Am Rande
Wir in Reinickendorf • 3/2009
Der Senator grinst
Frau S. vertritt jene Partei im Berliner Abgeordnetenhaus, die sich als das letzte ordnungspolitische Rückgrat dieser Stadt versteht. Sie hat einen redegewaltigen Fraktionsvorsitzenden, der nichts so sehr verabscheut wie Selbstherrlichkeit. Die normalen Bürger, die Arbeitnehmer wissen den aufrechten Demokraten an ihrer Seite, weshalb er Hilfe für Opel strikt ablehnt (im Protokoll: Beifall des Abg. Steffel). Vernünftige, systemrettende Teilverstaatlichung ist sein Credo. VEB Opel, „DDR light“- igittigitt. Wo bleibt die Freiheit, Frau Merkel?
Frau S. hat’s auch nicht leicht. Sie muss sich mit Brandbriefen, gelegten Eiern, Pisa- und IGLU-Studien, abgefahrenen Zügen, Lehrerfeuerwehren, zwangsverordnetem Einheitswertefach, schubladisiertem Modellversuch, unausgegorenen Strukturreformen, kurz - einer Katastrophe befassen. Das nervt. Dabei will sie doch auch so sehr die Abkoppelung von sozialer Herkunft und Bildungserfolg. Es darf bloß nicht konkret werden ... Übrigens, seitdem ihre Partei da mitmischen darf, hat Bayern innovative Elemente im Koalitionsprogramm -einen gemeinsamen Weg von Haupt- und Realschulen. Der Berliner SPD-Senator grinst und nickt. Sie wertet das als Zustimmung.
War da nicht noch was? Ach, ja, die Zurufe - ihre schärfste Waffe im Parlament.

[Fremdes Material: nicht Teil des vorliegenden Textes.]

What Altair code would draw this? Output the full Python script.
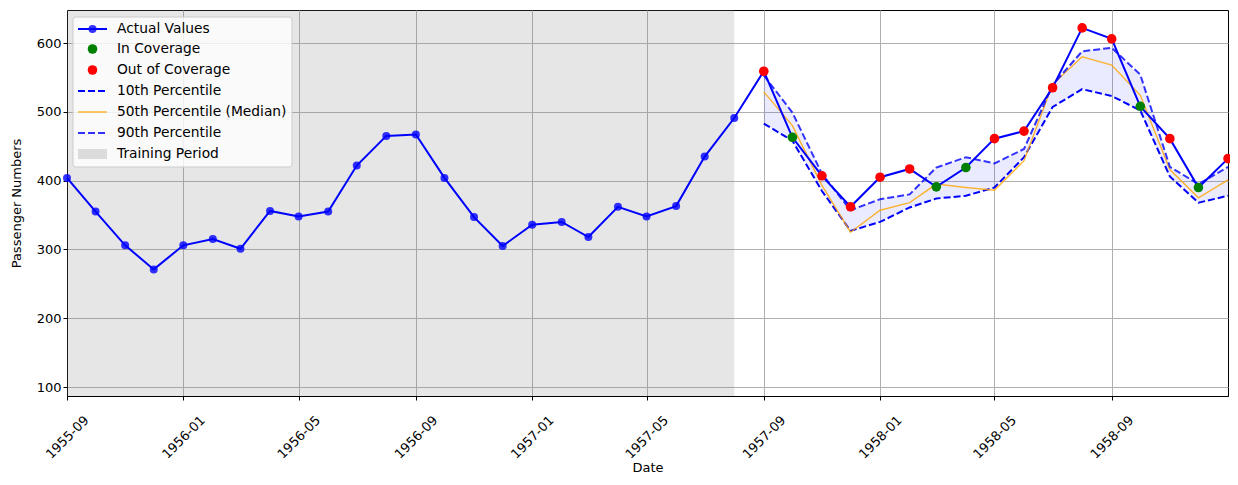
import altair as alt
import pandas as pd

# ---------------- data ----------------
train_dates = pd.date_range("1955-09-01", periods=24, freq="MS")
train_values = [404, 355, 306, 271, 306, 315, 301, 356, 348, 355, 422, 465,
                467, 404, 347, 305, 336, 340, 318, 362, 348, 363, 435, 491]

test_dates = pd.date_range("1957-09-01", periods=17, freq="MS")
test_values = [559, 463, 407, 362, 405, 417, 391, 419, 461, 472, 535, 622,
               606, 508, 461, 390, 432]
p10 = [483, 458, 385, 327, 340, 361, 374, 378, 390, 434, 507, 533,
       523, 502, 406, 368, 378]
p50 = [529, 480, 393, 325, 357, 368, 395, 390, 386, 429, 540, 580,
       568, 524, 416, 375, 401]
p90 = [553, 499, 410, 357, 373, 380, 419, 434, 425, 446, 539, 588,
       593, 554, 420, 395, 420]
in_coverage = [False, True, False, False, False, False, True, True, False,
               False, False, False, False, True, False, True, False]

tick_labels = ["1955-09", "1956-01", "1956-05", "1956-09", "1957-01",
               "1957-05", "1957-09", "1958-01", "1958-05", "1958-09"]
y_ticks = [100, 200, 300, 400, 500, 600]

legend_labels = ["Actual Values", "In Coverage", "Out of Coverage",
                 "10th Percentile", "50th Percentile (Median)",
                 "90th Percentile", "Training Period"]

# ---------------- tables ----------------
actual = pd.DataFrame({
    "date": list(train_dates) + list(test_dates),
    "value": train_values + test_values,
})
test = pd.DataFrame({
    "date": test_dates, "value": test_values,
    "p10": p10, "p50": p50, "p90": p90,
    "cov": ["In Coverage" if c else "Out of Coverage" for c in in_coverage],
})
span = pd.DataFrame({"start": [train_dates[0]], "end": [train_dates[-1]]})

W, H = 1161, 386
FONT = "DejaVu Sans"

x_scale = alt.Scale(domain=[pd.Timestamp("1955-09-01").isoformat(),
                            pd.Timestamp("1959-01-01").isoformat()], nice=False)
y_scale = alt.Scale(domain=[87, 648], nice=False, zero=False)

x_axis = alt.Axis(values=[pd.Timestamp(t + "-01").isoformat() for t in tick_labels],
                  format="%Y-%m", labelAngle=-45, labelAlign="center",
                  labelBaseline="middle", labelPadding=37, title="Date",
                  titlePadding=0, grid=True)
y_axis = alt.Axis(values=y_ticks, title="Passenger Numbers", grid=True,
                  titlePadding=13)

X = alt.X("date:T", scale=x_scale, axis=x_axis)
Y = alt.Y("value:Q", scale=y_scale, axis=y_axis)

shade = alt.Chart(span).mark_rect(color="gray", opacity=0.2).encode(
    x=alt.X("start:T", scale=x_scale, axis=x_axis), x2="end:T",
    y=alt.value(0), y2=alt.value(H))

band = alt.Chart(test).mark_area(color="blue", opacity=0.08).encode(
    x=X, y=alt.Y("p10:Q", scale=y_scale, axis=y_axis), y2="p90:Q")

l10 = alt.Chart(test).mark_line(color="blue", strokeWidth=2,
                                strokeDash=[7, 3]).encode(
    x=X, y=alt.Y("p10:Q", scale=y_scale, axis=y_axis))
l50 = alt.Chart(test).mark_line(color="orange", strokeWidth=1.5,
                                opacity=0.8).encode(
    x=X, y=alt.Y("p50:Q", scale=y_scale, axis=y_axis))
l90 = alt.Chart(test).mark_line(color="blue", strokeWidth=2, opacity=0.8,
                                strokeDash=[7, 3]).encode(
    x=X, y=alt.Y("p90:Q", scale=y_scale, axis=y_axis))

act_line = alt.Chart(actual).mark_line(color="blue", strokeWidth=2).encode(x=X, y=Y)
act_pts = alt.Chart(actual).mark_circle(color="blue", opacity=0.8,
                                        size=64).encode(x=X, y=Y)

cov_pts = alt.Chart(test).mark_circle(size=92, opacity=1).encode(
    x=X, y=Y,
    color=alt.Color("cov:N", scale=alt.Scale(
        domain=["In Coverage", "Out of Coverage"], range=["green", "red"]),
        legend=None))

# ---------------- manual legend (matplotlib style) ----------------
one = pd.DataFrame({"k": [0]})
lg = [alt.Chart(one).mark_rect(fill="white", fillOpacity=0.8, stroke="#cccccc",
                               cornerRadius=3).encode(
    x=alt.value(6), x2=alt.value(225), y=alt.value(7), y2=alt.value(157))]
rows = [19, 39, 60, 81, 102, 123, 144]
lx0, lx1, tx = 11, 40, 50
# Actual values: line + marker
lg.append(alt.Chart(one).mark_rule(color="blue", strokeWidth=2).encode(
    x=alt.value(lx0), x2=alt.value(lx1), y=alt.value(rows[0])))
lg.append(alt.Chart(one).mark_circle(color="blue", opacity=0.8, size=64).encode(
    x=alt.value((lx0 + lx1) / 2), y=alt.value(rows[0])))
lg.append(alt.Chart(one).mark_circle(color="green", opacity=1, size=92).encode(
    x=alt.value((lx0 + lx1) / 2), y=alt.value(rows[1])))
lg.append(alt.Chart(one).mark_circle(color="red", opacity=1, size=92).encode(
    x=alt.value((lx0 + lx1) / 2), y=alt.value(rows[2])))
lg.append(alt.Chart(one).mark_rule(color="blue", strokeWidth=2,
                                   strokeDash=[7, 3]).encode(
    x=alt.value(lx0), x2=alt.value(lx1), y=alt.value(rows[3])))
lg.append(alt.Chart(one).mark_rule(color="orange", strokeWidth=1.5,
                                   opacity=0.8).encode(
    x=alt.value(lx0), x2=alt.value(lx1), y=alt.value(rows[4])))
lg.append(alt.Chart(one).mark_rule(color="blue", strokeWidth=2, opacity=0.8,
                                   strokeDash=[7, 3]).encode(
    x=alt.value(lx0), x2=alt.value(lx1), y=alt.value(rows[5])))
lg.append(alt.Chart(one).mark_rect(color="gray", opacity=0.25).encode(
    x=alt.value(lx0), x2=alt.value(lx1), y=alt.value(rows[6] - 5),
    y2=alt.value(rows[6] + 5)))
for lab, ry in zip(legend_labels, rows):
    lg.append(alt.Chart(one).mark_text(text=lab, align="left", baseline="middle",
                                       font=FONT, fontSize=13.8, color="black").encode(
        x=alt.value(tx), y=alt.value(ry)))

chart = alt.layer(shade, band, l10, l50, l90, act_line, act_pts, cov_pts,
                  *lg).properties(
    width=W, height=H,
    autosize=alt.AutoSizeParams(type="none"),
    padding={"left": 59, "top": 2, "right": 2, "bottom": 81},
).configure_axis(
    labelFont=FONT, titleFont=FONT, labelFontSize=13, titleFontSize=13,
    labelColor="black", titleColor="black", titleFontWeight="normal",
    domainColor="black", tickColor="black", tickSize=4,
    gridColor="#b0b0b0", gridWidth=1,
).configure_view(stroke="black", strokeWidth=1)

chart.save("out.html", embed_options={"renderer": "svg", "actions": False})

Eine kleine Auswahl gefällig? “Gut so!“, „Ach!“, „Danke!“, „Doch!“, „Die Hälfte von 16 ist 8!“, „Richtig!“, „Warum denn nicht?“, „Lächerlich!“, „Nein!“ und einhundertneun weitere.
Dieser Tage kursiert in anderen Fraktionen die Idee, einen Gesetzentwurf zur Regressnahme an Abgeordneten wegen gestohlener Zeit (Abgeordnetenzurufregressgesetz) einzubringen. Wie man hört, verweigerte Frau S. bisher jeden Zuruf.